THE TASK. Pictures in the entries below are excluded; copy only the lines from the one containing "Rebuild this chart" to the one containing "var pLeft = 82, pRight", both included.

EXCERPTED RECORDS.
·····
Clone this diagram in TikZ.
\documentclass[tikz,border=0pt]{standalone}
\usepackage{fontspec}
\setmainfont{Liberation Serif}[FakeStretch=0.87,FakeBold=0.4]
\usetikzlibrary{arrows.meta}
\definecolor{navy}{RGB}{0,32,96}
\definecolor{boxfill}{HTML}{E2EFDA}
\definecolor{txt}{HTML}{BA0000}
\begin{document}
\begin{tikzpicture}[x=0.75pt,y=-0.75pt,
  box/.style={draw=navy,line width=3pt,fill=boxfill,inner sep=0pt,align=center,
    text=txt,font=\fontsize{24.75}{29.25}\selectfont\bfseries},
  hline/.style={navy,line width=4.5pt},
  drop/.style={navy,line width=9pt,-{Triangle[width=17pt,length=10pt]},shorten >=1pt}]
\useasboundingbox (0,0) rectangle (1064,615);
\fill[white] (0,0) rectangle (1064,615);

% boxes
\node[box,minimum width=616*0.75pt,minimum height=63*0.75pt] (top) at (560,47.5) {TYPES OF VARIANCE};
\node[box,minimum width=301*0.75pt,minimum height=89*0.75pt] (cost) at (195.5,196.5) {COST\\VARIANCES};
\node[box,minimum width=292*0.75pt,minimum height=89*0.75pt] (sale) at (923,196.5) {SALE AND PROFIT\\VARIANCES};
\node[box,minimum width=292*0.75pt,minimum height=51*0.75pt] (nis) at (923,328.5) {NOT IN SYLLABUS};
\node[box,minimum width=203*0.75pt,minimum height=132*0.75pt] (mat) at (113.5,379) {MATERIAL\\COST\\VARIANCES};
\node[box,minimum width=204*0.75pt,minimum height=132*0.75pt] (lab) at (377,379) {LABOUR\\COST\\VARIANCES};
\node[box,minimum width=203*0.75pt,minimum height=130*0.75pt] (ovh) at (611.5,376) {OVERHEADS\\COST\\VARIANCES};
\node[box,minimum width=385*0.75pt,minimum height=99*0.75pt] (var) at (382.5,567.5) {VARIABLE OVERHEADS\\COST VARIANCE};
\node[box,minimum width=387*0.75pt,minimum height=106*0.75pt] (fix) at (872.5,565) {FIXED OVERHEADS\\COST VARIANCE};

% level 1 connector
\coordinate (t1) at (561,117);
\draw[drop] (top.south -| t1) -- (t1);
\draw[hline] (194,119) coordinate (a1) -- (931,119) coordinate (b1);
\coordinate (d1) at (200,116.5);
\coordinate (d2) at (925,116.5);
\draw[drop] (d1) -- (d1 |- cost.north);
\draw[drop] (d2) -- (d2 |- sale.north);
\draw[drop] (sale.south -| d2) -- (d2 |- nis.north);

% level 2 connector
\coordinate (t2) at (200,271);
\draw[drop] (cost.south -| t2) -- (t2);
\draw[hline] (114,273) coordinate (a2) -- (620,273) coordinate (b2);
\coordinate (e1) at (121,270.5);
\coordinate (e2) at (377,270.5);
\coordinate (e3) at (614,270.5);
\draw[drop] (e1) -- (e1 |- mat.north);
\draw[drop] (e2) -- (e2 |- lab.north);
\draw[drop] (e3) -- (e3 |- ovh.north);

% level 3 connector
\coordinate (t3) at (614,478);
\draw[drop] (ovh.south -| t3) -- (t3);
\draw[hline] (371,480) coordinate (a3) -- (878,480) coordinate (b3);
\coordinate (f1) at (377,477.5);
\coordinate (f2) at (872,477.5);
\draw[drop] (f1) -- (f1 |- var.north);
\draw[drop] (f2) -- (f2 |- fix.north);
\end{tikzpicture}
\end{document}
·····
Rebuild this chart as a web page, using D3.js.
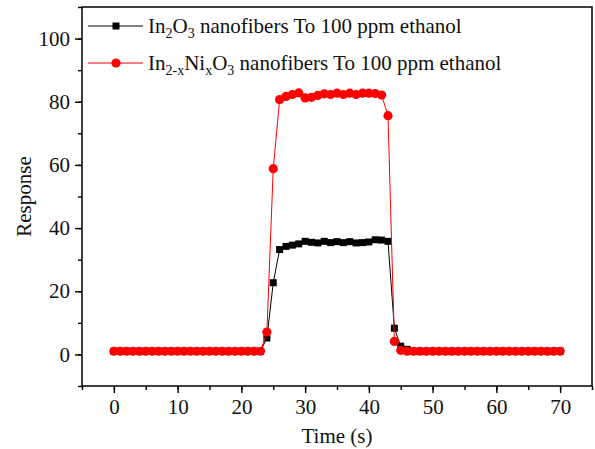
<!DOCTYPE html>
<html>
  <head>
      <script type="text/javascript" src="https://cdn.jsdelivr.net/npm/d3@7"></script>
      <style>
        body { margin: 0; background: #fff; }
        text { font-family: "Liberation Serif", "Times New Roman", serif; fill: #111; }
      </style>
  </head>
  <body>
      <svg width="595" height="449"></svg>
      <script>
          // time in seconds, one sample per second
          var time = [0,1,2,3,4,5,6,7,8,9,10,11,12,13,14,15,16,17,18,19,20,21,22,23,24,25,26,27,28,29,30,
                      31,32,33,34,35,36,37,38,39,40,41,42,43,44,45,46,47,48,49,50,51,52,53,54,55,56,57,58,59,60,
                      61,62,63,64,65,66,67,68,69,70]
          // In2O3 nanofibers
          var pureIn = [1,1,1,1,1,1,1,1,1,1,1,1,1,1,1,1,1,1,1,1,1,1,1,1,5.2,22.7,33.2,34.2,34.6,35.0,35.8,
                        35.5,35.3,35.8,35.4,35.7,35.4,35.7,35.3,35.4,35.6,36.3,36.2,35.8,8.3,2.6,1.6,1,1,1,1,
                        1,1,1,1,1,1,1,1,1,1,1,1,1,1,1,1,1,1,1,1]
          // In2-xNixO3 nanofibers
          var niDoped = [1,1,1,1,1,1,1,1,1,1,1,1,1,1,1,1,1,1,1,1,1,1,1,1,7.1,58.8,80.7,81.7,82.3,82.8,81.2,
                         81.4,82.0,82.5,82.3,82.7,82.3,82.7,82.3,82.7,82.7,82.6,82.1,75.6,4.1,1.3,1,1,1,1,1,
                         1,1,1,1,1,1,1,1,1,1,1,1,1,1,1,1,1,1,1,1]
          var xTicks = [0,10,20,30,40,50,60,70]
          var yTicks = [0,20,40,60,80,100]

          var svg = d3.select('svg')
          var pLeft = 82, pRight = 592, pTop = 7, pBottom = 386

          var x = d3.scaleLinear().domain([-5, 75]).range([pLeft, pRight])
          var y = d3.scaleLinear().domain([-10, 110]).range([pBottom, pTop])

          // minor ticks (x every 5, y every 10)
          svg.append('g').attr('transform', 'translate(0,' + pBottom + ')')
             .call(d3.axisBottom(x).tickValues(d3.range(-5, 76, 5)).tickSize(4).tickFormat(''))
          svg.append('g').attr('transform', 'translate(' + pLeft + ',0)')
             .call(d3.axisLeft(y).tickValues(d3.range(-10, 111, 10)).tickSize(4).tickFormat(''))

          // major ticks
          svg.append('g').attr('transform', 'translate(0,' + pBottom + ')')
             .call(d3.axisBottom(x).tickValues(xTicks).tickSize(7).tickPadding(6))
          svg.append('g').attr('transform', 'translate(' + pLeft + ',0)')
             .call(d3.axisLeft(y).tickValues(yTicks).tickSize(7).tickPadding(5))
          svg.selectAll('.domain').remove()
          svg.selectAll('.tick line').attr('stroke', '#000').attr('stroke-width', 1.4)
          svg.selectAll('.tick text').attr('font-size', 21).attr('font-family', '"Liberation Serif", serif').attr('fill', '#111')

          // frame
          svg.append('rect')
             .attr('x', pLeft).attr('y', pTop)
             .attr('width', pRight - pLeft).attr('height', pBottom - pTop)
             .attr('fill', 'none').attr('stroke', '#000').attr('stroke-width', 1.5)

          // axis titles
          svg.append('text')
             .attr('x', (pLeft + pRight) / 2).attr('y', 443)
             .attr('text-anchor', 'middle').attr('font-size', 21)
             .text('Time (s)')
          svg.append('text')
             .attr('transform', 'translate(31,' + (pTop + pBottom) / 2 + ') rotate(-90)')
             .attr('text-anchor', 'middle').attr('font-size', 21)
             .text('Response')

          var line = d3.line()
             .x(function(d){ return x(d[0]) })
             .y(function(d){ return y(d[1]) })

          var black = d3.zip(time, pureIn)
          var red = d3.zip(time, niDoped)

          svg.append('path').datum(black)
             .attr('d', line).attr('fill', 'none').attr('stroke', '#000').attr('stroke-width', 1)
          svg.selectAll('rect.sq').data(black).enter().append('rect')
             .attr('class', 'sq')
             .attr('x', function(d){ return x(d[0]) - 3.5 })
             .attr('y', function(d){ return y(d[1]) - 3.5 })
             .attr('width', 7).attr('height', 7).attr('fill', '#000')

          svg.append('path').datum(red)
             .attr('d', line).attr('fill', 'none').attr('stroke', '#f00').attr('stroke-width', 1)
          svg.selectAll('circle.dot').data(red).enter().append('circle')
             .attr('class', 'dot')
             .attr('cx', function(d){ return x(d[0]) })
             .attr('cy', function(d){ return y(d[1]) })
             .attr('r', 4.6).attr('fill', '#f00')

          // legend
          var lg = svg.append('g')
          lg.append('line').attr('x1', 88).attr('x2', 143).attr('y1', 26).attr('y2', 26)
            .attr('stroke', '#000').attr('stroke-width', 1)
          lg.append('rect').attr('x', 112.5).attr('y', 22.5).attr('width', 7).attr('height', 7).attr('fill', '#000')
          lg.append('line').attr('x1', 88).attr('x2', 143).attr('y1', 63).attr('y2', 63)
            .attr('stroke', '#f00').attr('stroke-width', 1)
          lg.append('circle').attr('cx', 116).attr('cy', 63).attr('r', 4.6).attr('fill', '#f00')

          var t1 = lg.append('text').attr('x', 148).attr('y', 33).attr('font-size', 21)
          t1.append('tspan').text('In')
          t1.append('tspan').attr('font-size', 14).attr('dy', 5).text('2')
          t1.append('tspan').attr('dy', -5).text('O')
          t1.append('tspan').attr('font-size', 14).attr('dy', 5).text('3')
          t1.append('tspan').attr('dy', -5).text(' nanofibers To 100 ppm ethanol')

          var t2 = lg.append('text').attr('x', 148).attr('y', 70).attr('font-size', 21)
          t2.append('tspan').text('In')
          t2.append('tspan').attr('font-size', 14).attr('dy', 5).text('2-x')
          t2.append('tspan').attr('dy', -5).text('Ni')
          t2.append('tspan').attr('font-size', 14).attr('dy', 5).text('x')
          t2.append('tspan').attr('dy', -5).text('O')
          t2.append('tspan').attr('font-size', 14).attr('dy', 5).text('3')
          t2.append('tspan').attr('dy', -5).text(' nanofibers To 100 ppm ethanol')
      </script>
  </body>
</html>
·····
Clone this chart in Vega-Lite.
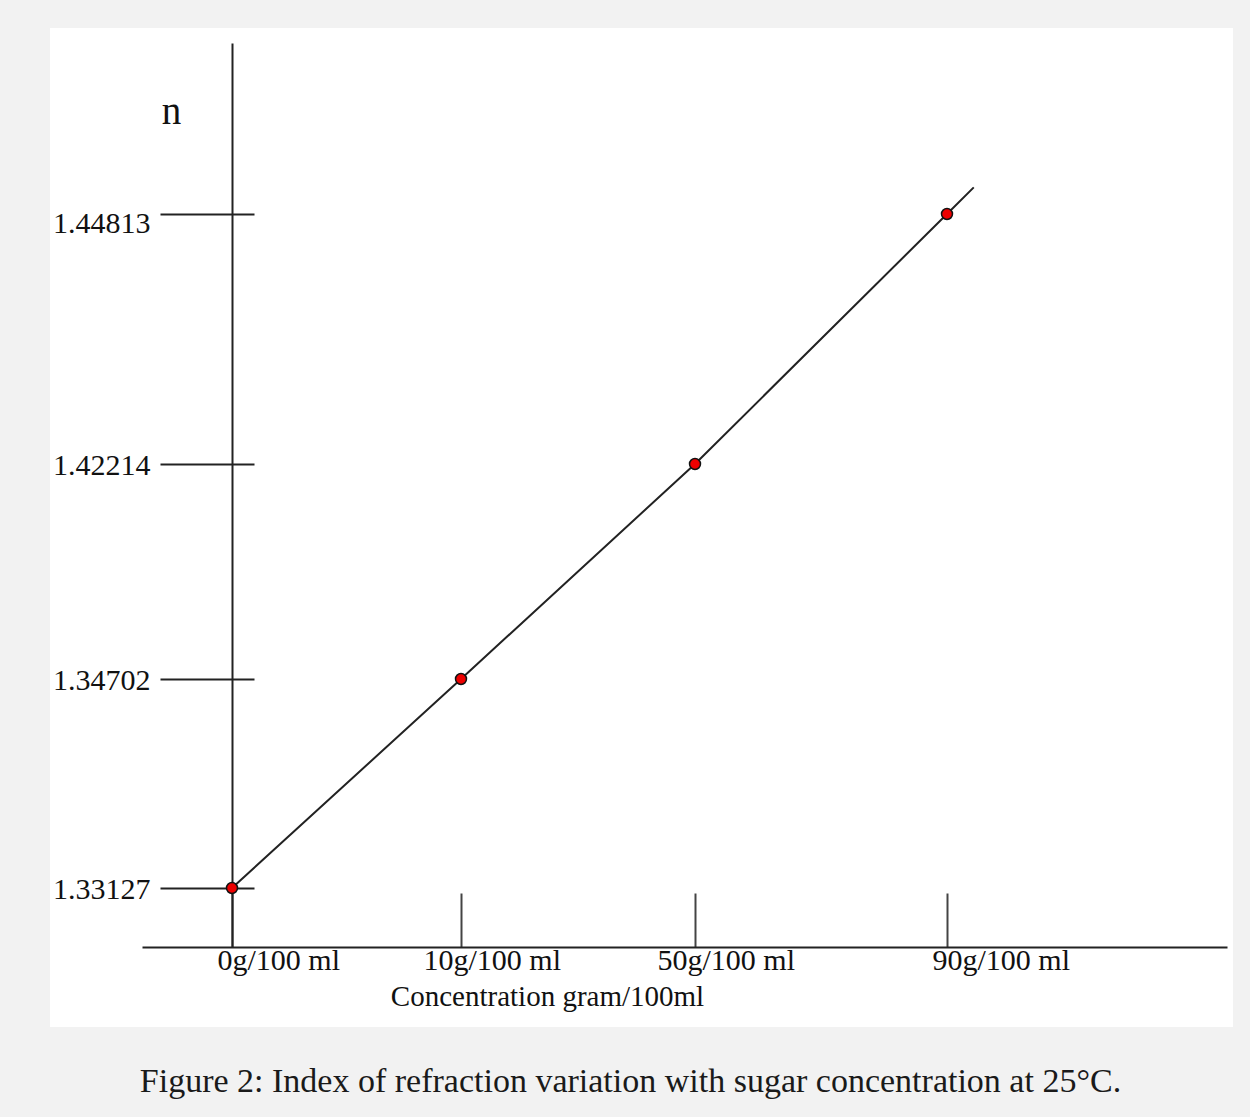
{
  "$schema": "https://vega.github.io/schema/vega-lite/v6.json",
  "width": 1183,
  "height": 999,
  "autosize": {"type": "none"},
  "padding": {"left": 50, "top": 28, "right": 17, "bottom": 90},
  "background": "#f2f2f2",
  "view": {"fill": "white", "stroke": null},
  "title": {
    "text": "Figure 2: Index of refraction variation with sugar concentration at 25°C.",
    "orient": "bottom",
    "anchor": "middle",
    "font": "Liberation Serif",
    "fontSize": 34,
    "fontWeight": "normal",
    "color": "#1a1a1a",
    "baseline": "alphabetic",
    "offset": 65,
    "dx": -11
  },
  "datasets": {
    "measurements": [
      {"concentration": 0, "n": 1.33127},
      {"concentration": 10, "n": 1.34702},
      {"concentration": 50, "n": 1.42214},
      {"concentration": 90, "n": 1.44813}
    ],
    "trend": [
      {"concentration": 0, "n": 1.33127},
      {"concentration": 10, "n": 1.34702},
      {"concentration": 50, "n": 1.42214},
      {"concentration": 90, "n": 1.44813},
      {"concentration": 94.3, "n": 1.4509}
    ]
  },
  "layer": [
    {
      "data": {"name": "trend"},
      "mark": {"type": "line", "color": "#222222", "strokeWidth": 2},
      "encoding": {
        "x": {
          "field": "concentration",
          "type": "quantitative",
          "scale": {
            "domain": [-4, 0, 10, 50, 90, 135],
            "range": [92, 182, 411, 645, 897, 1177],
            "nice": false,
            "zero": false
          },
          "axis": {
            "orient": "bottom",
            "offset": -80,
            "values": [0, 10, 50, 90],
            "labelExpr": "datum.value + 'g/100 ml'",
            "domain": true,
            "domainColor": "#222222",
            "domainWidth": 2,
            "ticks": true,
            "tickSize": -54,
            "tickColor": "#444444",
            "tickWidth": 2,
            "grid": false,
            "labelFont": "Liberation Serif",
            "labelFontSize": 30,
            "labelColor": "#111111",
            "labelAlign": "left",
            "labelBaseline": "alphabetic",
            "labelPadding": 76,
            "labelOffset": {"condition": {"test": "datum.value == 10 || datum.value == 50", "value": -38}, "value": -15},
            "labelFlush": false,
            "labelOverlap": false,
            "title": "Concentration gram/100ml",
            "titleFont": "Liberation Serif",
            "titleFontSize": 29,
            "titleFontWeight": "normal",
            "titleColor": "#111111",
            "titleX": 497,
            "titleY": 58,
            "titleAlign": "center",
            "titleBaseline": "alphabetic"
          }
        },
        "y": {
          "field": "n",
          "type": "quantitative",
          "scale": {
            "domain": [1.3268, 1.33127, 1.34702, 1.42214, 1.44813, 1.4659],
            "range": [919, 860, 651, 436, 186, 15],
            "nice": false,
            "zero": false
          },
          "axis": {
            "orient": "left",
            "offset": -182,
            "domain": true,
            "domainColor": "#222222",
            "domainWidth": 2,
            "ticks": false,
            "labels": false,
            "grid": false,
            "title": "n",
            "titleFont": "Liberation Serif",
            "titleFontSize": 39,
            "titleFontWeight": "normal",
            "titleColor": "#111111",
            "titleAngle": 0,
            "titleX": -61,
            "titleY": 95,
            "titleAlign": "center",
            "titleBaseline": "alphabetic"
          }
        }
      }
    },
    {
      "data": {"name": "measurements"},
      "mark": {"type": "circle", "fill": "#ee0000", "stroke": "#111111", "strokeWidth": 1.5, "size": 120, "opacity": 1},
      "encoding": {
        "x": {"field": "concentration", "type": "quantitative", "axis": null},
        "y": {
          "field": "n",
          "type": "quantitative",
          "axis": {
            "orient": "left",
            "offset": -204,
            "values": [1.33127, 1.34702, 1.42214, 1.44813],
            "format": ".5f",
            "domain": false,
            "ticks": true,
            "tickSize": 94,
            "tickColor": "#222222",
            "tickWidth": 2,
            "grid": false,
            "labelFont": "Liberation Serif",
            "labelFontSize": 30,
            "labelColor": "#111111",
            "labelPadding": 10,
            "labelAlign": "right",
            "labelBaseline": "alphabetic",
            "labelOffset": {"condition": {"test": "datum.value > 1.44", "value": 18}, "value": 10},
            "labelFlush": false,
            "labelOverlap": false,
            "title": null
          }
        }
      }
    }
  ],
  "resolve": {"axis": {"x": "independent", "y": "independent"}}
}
·····
THE ANSWER.
Rebuild this chart as a web page, using D3.js.
<!DOCTYPE html>
<html>
  <head>
      <script type="text/javascript" src="https://cdn.jsdelivr.net/npm/d3@7"></script>
      <style>
        body { margin: 0; background: #fff; }
        text { font-family: "Liberation Serif", "Times New Roman", serif; fill: #111; }
      </style>
  </head>
  <body>
      <svg width="595" height="449"></svg>
      <script>
          // time in seconds, one sample per second
          var time = [0,1,2,3,4,5,6,7,8,9,10,11,12,13,14,15,16,17,18,19,20,21,22,23,24,25,26,27,28,29,30,
                      31,32,33,34,35,36,37,38,39,40,41,42,43,44,45,46,47,48,49,50,51,52,53,54,55,56,57,58,59,60,
                      61,62,63,64,65,66,67,68,69,70]
          // In2O3 nanofibers
          var pureIn = [1,1,1,1,1,1,1,1,1,1,1,1,1,1,1,1,1,1,1,1,1,1,1,1,5.2,22.7,33.2,34.2,34.6,35.0,35.8,
                        35.5,35.3,35.8,35.4,35.7,35.4,35.7,35.3,35.4,35.6,36.3,36.2,35.8,8.3,2.6,1.6,1,1,1,1,
                        1,1,1,1,1,1,1,1,1,1,1,1,1,1,1,1,1,1,1,1]
          // In2-xNixO3 nanofibers
          var niDoped = [1,1,1,1,1,1,1,1,1,1,1,1,1,1,1,1,1,1,1,1,1,1,1,1,7.1,58.8,80.7,81.7,82.3,82.8,81.2,
                         81.4,82.0,82.5,82.3,82.7,82.3,82.7,82.3,82.7,82.7,82.6,82.1,75.6,4.1,1.3,1,1,1,1,1,
                         1,1,1,1,1,1,1,1,1,1,1,1,1,1,1,1,1,1,1,1]
          var xTicks = [0,10,20,30,40,50,60,70]
          var yTicks = [0,20,40,60,80,100]

          var svg = d3.select('svg')
          var pLeft = 82, pRight = 592, pTop = 7, pBottom = 386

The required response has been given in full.